When Peter and the students left last week, I was crestfallen. Though I was excited about the huge progress we'd made, my enthusiasm was deeply underscored with a bitter cocktail of exhaustion and gnawing concern about the work that remained. Instead of a roof in need of decking, we had twenty six untouched rafters and weeks of unplanned labor with which to contend.
I'm rarely deterred by the prospect of large projects, but my ego was having a field day with me on this one. The reality before me didn't match the story I'd been telling myself for the last five months, and it was furious. Lurking around every corner of my mind was a new outrage: these rafters are too heavy! We don't know anything about building roofs! The grindbygg is going to collapse into a heap of rotted wood because it will be unprotected from the elements! You fool, why do you even try?!
In spite of my mind's incessant complaining, Tara and I soldiered on, debarking the red pine timbers and using the jigs Peter left for us, finishing a tenon here, a mortise there. Slowly chipping away at our pile of rafters, we vacillated continuously between a sense of self-assured confidence and feelings of complete hopelessness. Any time we were uncertain of something, we called Peter and he happily answered our questions.

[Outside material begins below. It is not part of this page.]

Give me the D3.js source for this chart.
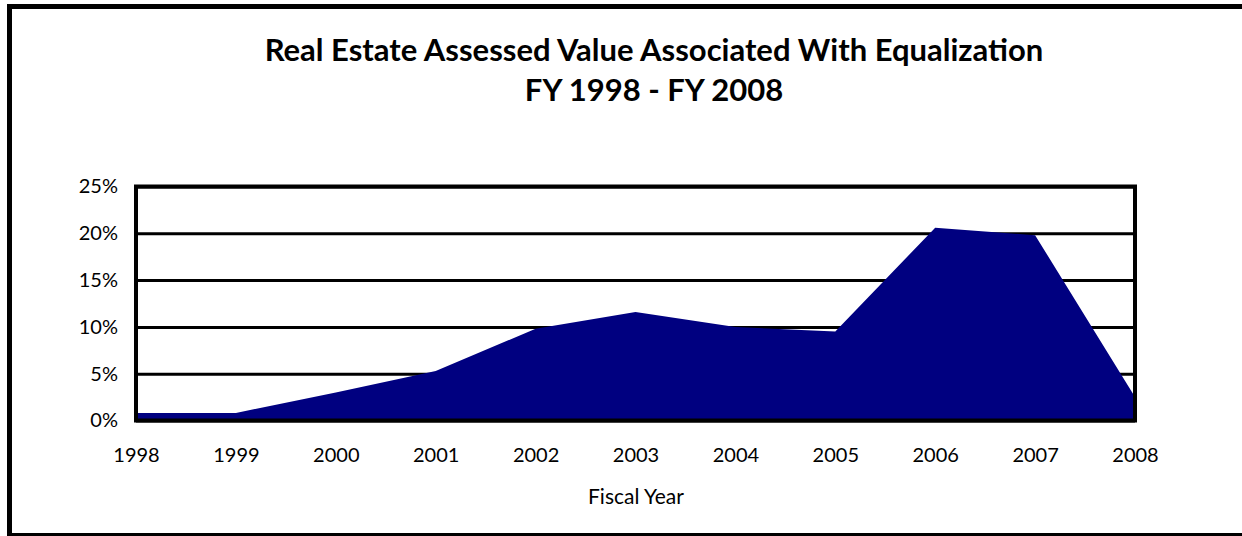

...and then, when it felt like the work could go on for the rest of our miserable lives, it came time to raise the first rafter. Somehow, the two of us managed to heave a pair of them ten and a half feet up to the roof line. The moment those 18' foot timbers slid into their rafter seats, they floated in perfect balance. As the tenon and mortise glided together, two weeks of loathing and despair were instantly transformed into pure triumph.
Suddenly, the endless pile of impossible rafters seemed a little smaller and more manageable. Suddenly, we could do this. We are doing this.